I Don’t Need A List To Remind Me To Breathe… Yet.
It’s come time for me to make lists. It is not necessarily an age thing, though I could easily use that as an excuse in that I find myself occasionally doing things like forgetting where I put the butter knife when I am holding the damned thing right there in my hand. But in that I’ve been doing things like that all of my life I cannot lay the entire blame on my bio-clock’s inevitable cellular decay. It’s more a motivational thing. It’s almost as if making the list in and of itself is an achievement. I’ll layout a column of things like “Schedule Dentist, Get Oil Changed, Dog to Vet, Call Lawyer, Call Agent, Call Lawyer (again, because I’ve forgotten that I’ d called him earlier, but he doesn’t care because it’s billable) Order Bass Strings, etc…” and then once the list is complete, I will feel an overwhelming sense of accomplishment and self-sastifaction, and decide to take a nap.
Making lists is also for me of late a way to cut through the noise. Not to go too far down the curmudgeonly “Get the fuck off my lawn” path, but part of the problem is the incessant amount of information of varying degrees of usefulness that competes for my attention. On any given day, thanks to the information superhighway/sewage-pipe’s exponential ability to put a bullhorn to my inner ear and scream “Hey nit-wit, pay attention to this hammock sale at Lowes,” or, “Wowza! Kim Kardashian’s butt has never looked so amazing!” or “Yo! Kittens! You want to look at some kittens? What the hell is wrong with you that you don’t like kittens? They’re adorable! You’re an insensitive jerk, you know that?”; I just don’t seem to have the filter to be able to determine in the required nano-second what is critical and what is useless in the tsunami of stuff that is blasted at me it seems from every direction.
It’s not simply limited to the web and it is not easily explainable by my obvious and chronic addiction to FaceBook. It is everywhere. Recently I cut off cable TV to my house. I have only a high-speed ISP, a Roku and a cell phone. That’s it for connectivity to the outside world. But like a microscopic flaw in a window jam that will allow an arctic blast into your home and drive you into a rage of carpet-chewing madness trying to trace it, even that limited amount of access from the tsunami of media does nothing to stop the noise. And unfortunately I’m as easily distracted as a cat by a laser pointer.
Be it the radio in my car, where when I finally find a station that isn’t melting the tectonal membranes of my ears with some overly-compressed, bro-country /pop-tart sludge, it interrupts it’s dulcet offerings with a screaming advert for an auto sale which if I don’t act upon immediately will result in the murder of a million puppies… or be it in print, where for example while sorting the mail I will determine that the envelope marked “Urgent” from the laboratory where the biopsy of that weird mole I had removed was sent is far less important than the flier for a tire sale or spider vein treatments (even though I have no immediate need for either)… I for the life of me am finding it harder and harder to tell the important shit from the inane.
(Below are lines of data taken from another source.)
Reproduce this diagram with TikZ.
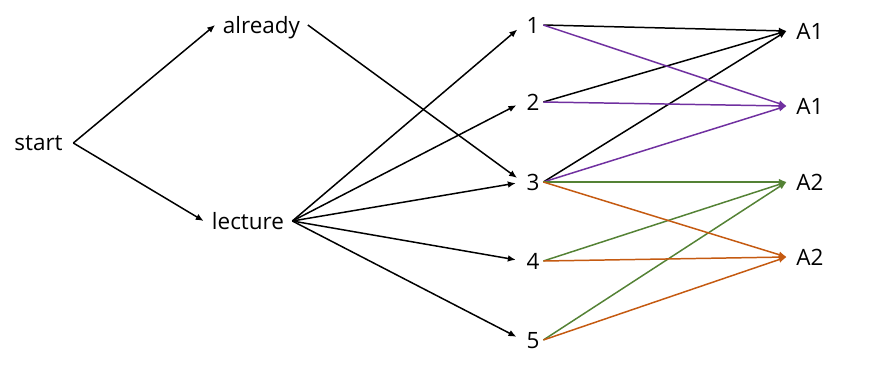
\documentclass[tikz,border=0pt]{standalone}
\usepackage{fontspec}
\setmainfont{Open Sans}
\usetikzlibrary{arrows.meta}
\definecolor{cpurple}{HTML}{7030A0}
\definecolor{cgreen}{HTML}{548235}
\definecolor{corange}{HTML}{C55A11}
\begin{document}
\begin{tikzpicture}[x=0.02cm,y=-0.02cm,
  lbl/.style={inner sep=0pt,font=\fontsize{12.8}{15}\selectfont,text depth=0pt},
  arr/.style={line width=0.85pt,-{Latex[length=4.5pt,width=3.8pt]}},
  into/.style={shorten >=0.14cm}]
\useasboundingbox (0,0) rectangle (875,369);
\node[lbl,minimum width=1.38cm] (start) at (38.5,143) {start};
\node[lbl,minimum width=1.84cm] (already) at (261.5,25) {already};
\node[lbl,minimum width=1.76cm] (lecture) at (248,221) {lecture};
\node[lbl,minimum width=0.4cm] (n1) at (533,25) {1};
\node[lbl,minimum width=0.4cm] (n2) at (533,102) {2};
\node[lbl,minimum width=0.4cm] (n3) at (533,182) {3};
\node[lbl,minimum width=0.4cm] (n4) at (533,261) {4};
\node[lbl,minimum width=0.4cm] (n5) at (533,340) {5};
\node[lbl,minimum width=0.92cm] (a1) at (810,31) {A1};
\node[lbl,minimum width=0.92cm] (a2) at (810,106) {A1};
\node[lbl,minimum width=0.92cm] (a3) at (810,182) {A2};
\node[lbl,minimum width=0.92cm] (a4) at (810,257) {A2};
% left part
\draw[arr] (start.east) -- (already.west);
\draw[arr] (start.east) -- (lecture.west);
\draw[arr,into] (already.east) -- (n3.west);
\foreach \n in {n1,n2,n3,n4,n5}{\draw[arr,into] (lecture.east) -- (\n.west);}
% right part
\draw[arr] (n1.east) -- (a1.west);
\draw[arr] (n2.east) -- (a1.west);
\draw[arr] (n3.east) -- (a1.west);
\draw[arr,cpurple] (n1.east) -- (a2.west);
\draw[arr,cpurple] (n2.east) -- (a2.west);
\draw[arr,cpurple] (n3.east) -- (a2.west);
\draw[arr,cgreen] (n3.east) -- (a3.west);
\draw[arr,cgreen] (n4.east) -- (a3.west);
\draw[arr,cgreen] (n5.east) -- (a3.west);
\draw[arr,corange] (n3.east) -- (a4.west);
\draw[arr,corange] (n4.east) -- (a4.west);
\draw[arr,corange] (n5.east) -- (a4.west);
\end{tikzpicture}
\end{document}
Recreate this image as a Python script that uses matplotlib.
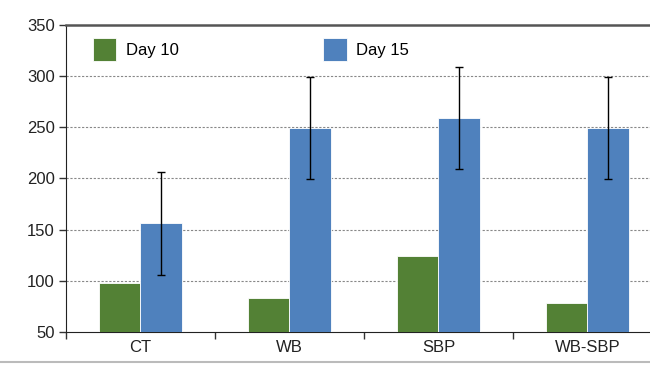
import matplotlib
matplotlib.use("Agg")
import matplotlib.pyplot as plt
import numpy as np

plt.rcParams['font.family'] = ['Liberation Sans', 'DejaVu Sans']

categories = ["CT", "WB", "SBP", "WB-SBP"]
day10 = [98, 83, 124, 78]
day15 = [156, 249, 259, 249]
day15_err = [50, 50, 50, 50]
yticks = [50, 100, 150, 200, 250, 300, 350]

green = "#538135"
blue = "#4f81bd"

fig = plt.figure(figsize=(6.5, 3.66), dpi=100)
ax = fig.add_axes([0.1015, 0.093, 0.8985, 0.839])

x = np.arange(len(categories))
w = 0.277
ax.bar(x - w/2, day10, w, color=green, label="Day 10", zorder=3,
       edgecolor="white", linewidth=0.6)
ax.bar(x + w/2, day15, w, color=blue, label="Day 15", zorder=3,
       edgecolor="white", linewidth=0.6,
       yerr=day15_err, error_kw=dict(ecolor="black", elinewidth=1, capsize=3, capthick=1, zorder=4))

ax.set_yticks(yticks)
ax.set_xticks(x)
ax.set_xticklabels(categories)
ax.set_xticks(np.arange(-0.5, 3, 1), minor=True)
ax.set_ylim(50, 350)
ax.set_xlim(-0.5, 3.42)
ax.tick_params(axis='x', which='major', length=0, labelsize=12, pad=6, labelcolor="#222222")
ax.tick_params(axis='x', which='minor', length=5, width=1, color="#333333")
ax.tick_params(axis='y', length=5, width=1, labelsize=12, color="#333333", labelcolor="#222222", pad=3)

for yv in yticks[1:-1]:
    ax.axhline(yv, color="#888888", linestyle=(0, (2, 1.5)), linewidth=0.8, zorder=1)

ax.spines['right'].set_visible(False)
ax.spines['top'].set_color("#555555")
ax.spines['top'].set_linewidth(1.8)
ax.spines['left'].set_color("#222222")
ax.spines['bottom'].set_color("#222222")

fig.legend(*ax.get_legend_handles_labels(), loc="upper left",
           bbox_to_anchor=(93/650, 1 - 38/366), ncol=2, frameon=False,
           fontsize=12, handlelength=1.4, handleheight=1.75, columnspacing=8.7,
           handletextpad=0.55, borderpad=0, borderaxespad=0)

fig.add_artist(plt.Line2D([0, 1], [0.011, 0.011], transform=fig.transFigure,
                          color="#bbbbbb", linewidth=1.5))

fig.savefig("out.png", dpi=100)
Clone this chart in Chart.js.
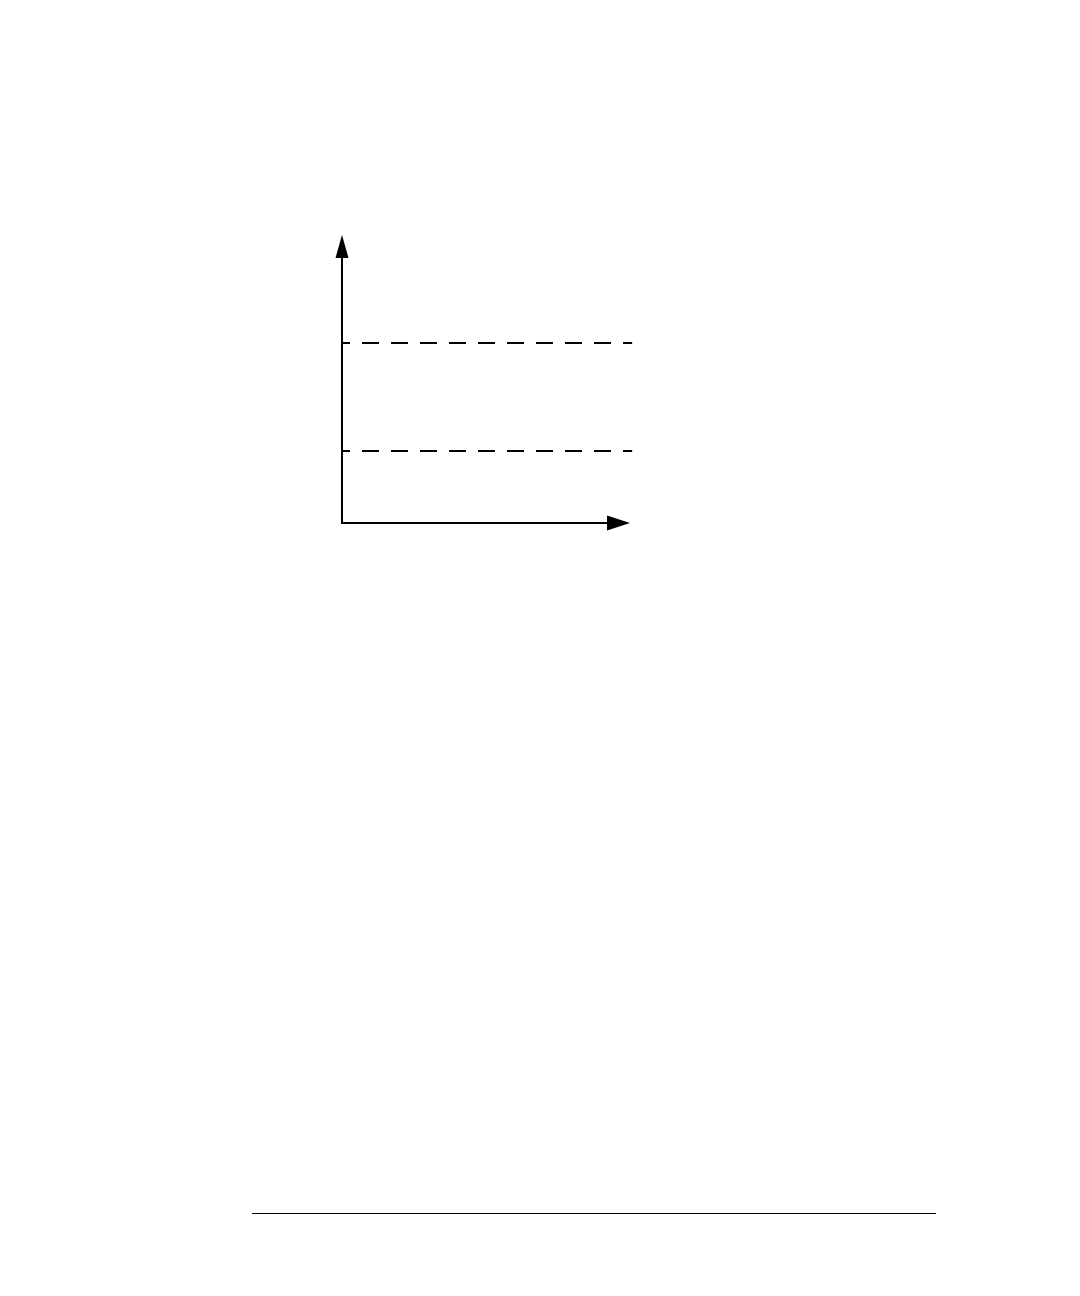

My step-father has recently been diagnosed with beta-amyloid formations in the brain. This is not Alzheimers thank goodness, but it is a form of mental short-circuitry that results in notable and progressive cognitive difficulty. He will forget words, will confuse timelines, forget people’s names (no huge thing there, I’m a champion in that), what day it is, etc., and he has basically lost the ability to add a tip and calculate a restaurant tab. He is 84. And… he couldn’t care less. He actually finds it all a bit funny. In the midst of a story he will completely forget what he was talking about, launch into a non-sequiter, then stop mid-sentence, look around the table at everyone and say “…wow!” and proceed to belly-laugh at himself. It’s both heartbreaking and endearing for me, as everyone else, but ultimately I cannot help but applaud him. As to the noise that drives me to distraction, he could care less. It’s as though he’s wearing a raincoat in a hurricane, and he laughs at me when I go off on a tirade about it all. I don’t know whether to envy him, pity him or punch him in the mouth…. for getting sick and directing my attention to the fact that I will eventually lose him. I don’t need to put that on a list. I am aware of that. Ultimately I thank him for helping me determine what is important… and what is not.